Pub. L. 108-335, in subsec. (b), repealed par. (5) which had read as follows: “(5) Not later than the 15th day of the month following each quarter (beginning with the first quarter of fiscal year 2001), the inspector general of each Federal department, establishment, or agency receiving sanitary sewer services from the District of Columbia shall submit a report to the Committees on Appropriations of the House of Representatives and Senate analyzing the promptness of payment with respect to the services furnished to such department, establishment, or agency.”
Pub. L. 107-96, 115 Stat. 944, the District of Columbia Appropriations Act, 2002, provided in part:
“This section and the amendments made by this section shall apply with respect to fiscal year 2002 and each succeeding fiscal year.”
Section 337(c) of Pub. L. 108-335 provided: “(c) The amendments made by this section shall apply with respect to quarters occurring during fiscal year 2005 and each succeeding fiscal year.”

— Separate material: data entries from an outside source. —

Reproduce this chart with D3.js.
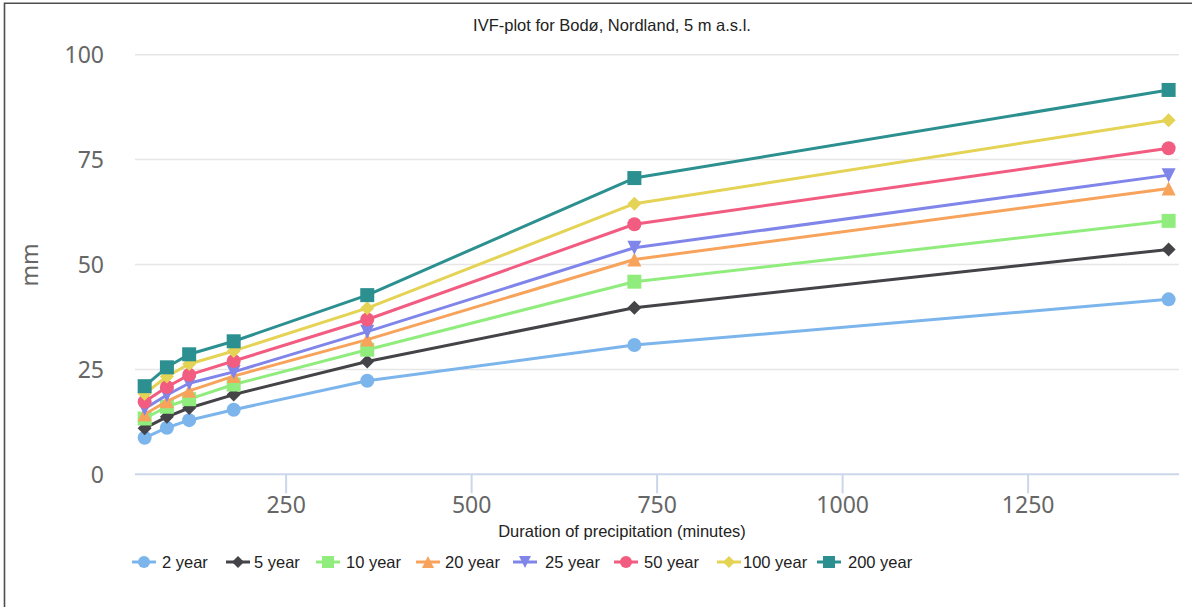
<!DOCTYPE html>
<html>
<head>
<meta charset="utf-8">
<script src="https://cdn.jsdelivr.net/npm/d3@7"></script>
<style>
  html, body { margin: 0; padding: 0; background: #fff; }
  svg { display: block; }
</style>
</head>
<body>
<svg id="chart" width="1192" height="607"></svg>
<script>
// Durations (minutes) on the x axis
const durations = [60, 90, 120, 180, 360, 720, 1440];

// Precipitation depth (mm) per return period
const year2   = [8.7, 11.1, 12.9, 15.4, 22.3, 30.8, 41.7];
const year5   = [11.0, 13.7, 15.8, 19.0, 26.9, 39.7, 53.6];
const year10  = [13.3, 16.1, 17.9, 21.4, 29.7, 45.9, 60.4];
const year20  = [14.3, 17.4, 19.9, 23.4, 32.1, 51.2, 68.1];
const year25  = [15.6, 18.9, 21.7, 24.4, 34.0, 54.0, 71.3];
const year50  = [17.3, 20.8, 23.7, 27.0, 36.9, 59.6, 77.7];
const year100 = [19.2, 23.3, 26.3, 29.4, 39.6, 64.5, 84.4];
const year200 = [21.0, 25.5, 28.6, 31.7, 42.7, 70.6, 91.6];

const seriesNames  = ["2 year", "5 year", "10 year", "20 year", "25 year", "50 year", "100 year", "200 year"];
const seriesValues = [year2, year5, year10, year20, year25, year50, year100, year200];
const seriesColors = ["#7cb5ec", "#434348", "#90ed7d", "#f7a35c", "#8085e9", "#f15c80", "#e4d354", "#2b908f"];
const seriesSymbols = ["circle", "diamond", "square", "triangle", "triangle-down", "circle", "diamond", "square"];

const xTicks = [250, 500, 750, 1000, 1250];
const yTicks = [0, 25, 50, 75, 100];

const titleText = "IVF-plot for Bodø, Nordland, 5 m a.s.l.";
const xTitle = "Duration of precipitation (minutes)";
const yTitle = "mm";

const svg = d3.select("#chart");
const W = 1192, H = 607;
const plot = { left: 135, right: 1179, top: 54.7, bottom: 474.3 };

svg.append("rect").attr("width", W).attr("height", H).attr("fill", "#fff");

// frame edges
svg.append("path")
  .attr("d", `M4.5,${H} L4.5,3.3 L${W},3.3`)
  .attr("fill", "none").attr("stroke", "#4d4d4d").attr("stroke-width", 1.6);

const x = d3.scaleLinear().domain([47, 1454]).range([plot.left, plot.right]);
const y = d3.scaleLinear().domain([0, 100]).range([plot.bottom, plot.top]);

const tickFont = "'Noto Sans', 'DejaVu Sans', sans-serif";
const textFont = "'Liberation Sans', Arial, sans-serif";

// horizontal grid
svg.append("g").selectAll("line")
  .data(yTicks.filter(d => d > 0))
  .join("line")
  .attr("x1", plot.left).attr("x2", plot.right)
  .attr("y1", d => y(d)).attr("y2", d => y(d))
  .attr("stroke", "#e6e6e6").attr("stroke-width", 1.5);

// x axis built with d3.axisBottom, then styled
const xAxis = d3.axisBottom(x).tickValues(xTicks).tickSize(19).tickSizeOuter(0).tickPadding(4).tickFormat(d3.format("d"));
const gx = svg.append("g").attr("transform", `translate(0,${plot.bottom})`).call(xAxis);
gx.select(".domain").remove();
gx.selectAll(".tick line").attr("stroke", "#ccd6eb").attr("stroke-width", 2);
gx.selectAll(".tick text")
  .attr("fill", "#666").attr("font-family", tickFont).attr("font-size", 23)
  .attr("dy", null).attr("y", 39);
svg.append("line")
  .attr("x1", plot.left).attr("x2", plot.right)
  .attr("y1", plot.bottom).attr("y2", plot.bottom)
  .attr("stroke", "#ccd6eb").attr("stroke-width", 2);

// y axis labels
const yAxis = d3.axisLeft(y).tickValues(yTicks).tickSize(0).tickPadding(31);
const gy = svg.append("g").attr("transform", `translate(${plot.left},0)`).call(yAxis);
gy.select(".domain").remove();
gy.selectAll(".tick text")
  .attr("fill", "#666").attr("font-family", tickFont).attr("font-size", 23)
  .attr("dy", "0.36em");

// titles
svg.append("text")
  .attr("x", 612).attr("y", 31)
  .attr("text-anchor", "middle")
  .attr("font-family", textFont).attr("font-size", 16.5).attr("fill", "#222")
  .text(titleText);

svg.append("text")
  .attr("x", 622).attr("y", 537)
  .attr("text-anchor", "middle")
  .attr("font-family", textFont).attr("font-size", 16.5).attr("fill", "#222")
  .text(xTitle);

svg.append("text")
  .attr("transform", "translate(38,265) rotate(-90)")
  .attr("text-anchor", "middle")
  .attr("font-family", tickFont).attr("font-size", 23).attr("fill", "#666")
  .text(yTitle);

// marker shapes
function markerPath(type, r) {
  switch (type) {
    case "circle":
      return `M${-r},0 A${r},${r} 0 1,0 ${r},0 A${r},${r} 0 1,0 ${-r},0 Z`;
    case "square":
      return `M${-r},${-r} L${r},${-r} L${r},${r} L${-r},${r} Z`;
    case "diamond":
      return `M0,${-r} L${r},0 L0,${r} L${-r},0 Z`;
    case "triangle":
      return `M0,${-r} L${r},${r} L${-r},${r} Z`;
    case "triangle-down":
      return `M${-r},${-r} L${r},${-r} L0,${r} Z`;
  }
}

const line = d3.line().x(d => x(d[0])).y(d => y(d[1]));

const series = seriesNames.map((name, i) => ({
  name,
  color: seriesColors[i],
  symbol: seriesSymbols[i],
  points: durations.map((d, j) => [d, seriesValues[i][j]])
}));

const gSeries = svg.append("g");
series.forEach(s => {
  const g = gSeries.append("g");
  g.append("path")
    .attr("d", line(s.points))
    .attr("fill", "none").attr("stroke", s.color)
    .attr("stroke-width", 3).attr("stroke-linejoin", "round").attr("stroke-linecap", "round");
  g.selectAll("path.marker")
    .data(s.points)
    .join("path")
    .attr("class", "marker")
    .attr("transform", d => `translate(${x(d[0])},${y(d[1])})`)
    .attr("d", markerPath(s.symbol, 7))
    .attr("fill", s.color);
});

// legend
const legendSymbolStart = [132, 226, 316, 416, 513, 614, 717, 817];
const legendTextStart   = [162, 254, 346, 445, 545, 644, 743, 848];
const legendY = 562;
const gl = svg.append("g");
series.forEach((s, i) => {
  const x0 = legendSymbolStart[i];
  const x1 = x0 + 24;
  gl.append("line")
    .attr("x1", x0).attr("x2", x1).attr("y1", legendY).attr("y2", legendY)
    .attr("stroke", s.color).attr("stroke-width", 3);
  gl.append("path")
    .attr("transform", `translate(${(x0 + x1) / 2},${legendY})`)
    .attr("d", markerPath(s.symbol, 6))
    .attr("fill", s.color);
  gl.append("text")
    .attr("x", legendTextStart[i]).attr("y", legendY + 6)
    .attr("font-family", textFont).attr("font-size", 16.5).attr("fill", "#222")
    .text(s.name);
});
</script>
</body>
</html>
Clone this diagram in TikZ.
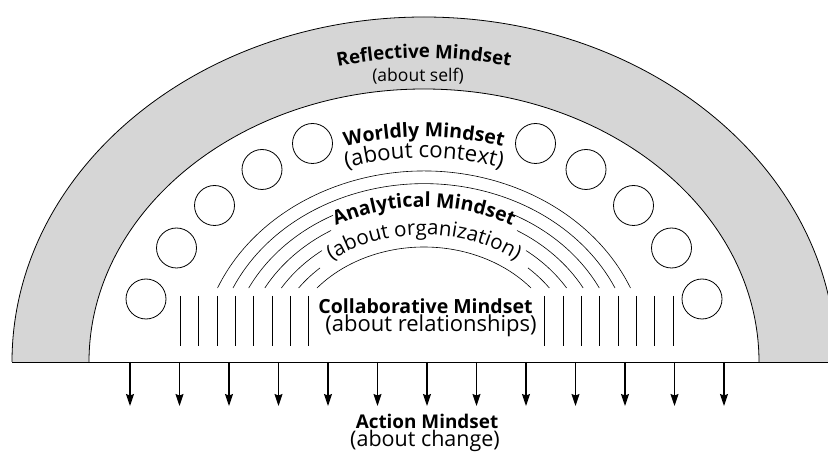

Apportionment of appropriations: Public Law 102-382, 106 Stat. 1429, the District of Columbia Appropriations Act, 1993, provided for the Water and Sewer Enterprise Fund, $251,630,000, of which $39,602,000 shall be apportioned and payable to the debt service fund for repayment of loans and interest incurred for capital improvement projects. Restrictions on use of Federal payment: Section 134 of § 1(c) of Pub. L. 100-202, the District of Columbia Appropriations Act, 1988, provided that none of the funds available to the District of Columbia government shall be used for any purpose involved in billing individual agencies or establishments for water and water services and sanitary sewer services traditionally funded under the account “Federal Payment for Water and Sewer Services” unless and until existing statutes (sections 106 and 212 of the District of Columbia Public Works Act of 1954, as amended, Public Law 364, approved May 18, 1954) are amended to specifically provide for such billing. Apportionment of appropriations: For construction projects, $45,908,000, as authorized by § 43-1512 et seq.: Provided, That the requirements and restrictions that are applicable to general fund capital improvement projects and set forth in this Act under the Capital Outlay appropriation title shall apply to projects approved under this appropriation title: Provided further, That $22,705,000 in water and sewer enterprise fund operating revenues shall be available for pay-as-you-go capital projects. Section 128 of Pub. L. 103-334, 108 Stat. 2576, the District of Columbia Appropriations Act, 1995, amended section 133(e) of the District of Columbia Appropriations Act, 1990, by striking “shall take effect” and all that follows and inserting “shall apply with respect to water and sanitary sewer services furnished on or after January 1, 1990.” Thus, as of September 30, 1994, section 133(e) of the District of Columbia Appropriations Act, 1990, has read as follows: “The amendments made by this section shall apply with respect to water and sanitary sewer services furnished on or after January 1, 1990.” Section 133(e) controls the effectiveness of this section. Section 401(c) of Chapter 4 of Division A of H.R. 5666, as enacted by reference by section 1(a)(4) of Pub. L. 106-554, stated that “The amendments made by this section shall take effect as if included in the enactment of section 133 of the District of Columbia Appropriations Act, 1990.”
This section originated at a time when local government powers were delegated to a Board of Commissioners of the District of Columbia (see Acts Relating to the Establishment of the District of Columbia and its Various Forms of Governmental Organization in Volume 1). Section 401 of Reorganization Plan No. 3 of 1967 (see Reorganization Plans in Volume 1) transferred all of the functions of the Board of Commissioners under this section to a single Commissioner. The District of Columbia Self-Government and Governmental Reorganization Act, 87 Stat. 818, § 711 ( D.C. Code, § 1-207.11), abolished the District of Columbia Council and the Office of Commissioner of the District of Columbia. These branches of government were replaced by the Council of the District of Columbia and the Office of Mayor of the District of Columbia, respectively. Accordingly, and also pursuant to § 714(a) of such Act ( D.C. Code, § 1-207.14(a)), appropriate changes in terminology were made in this section.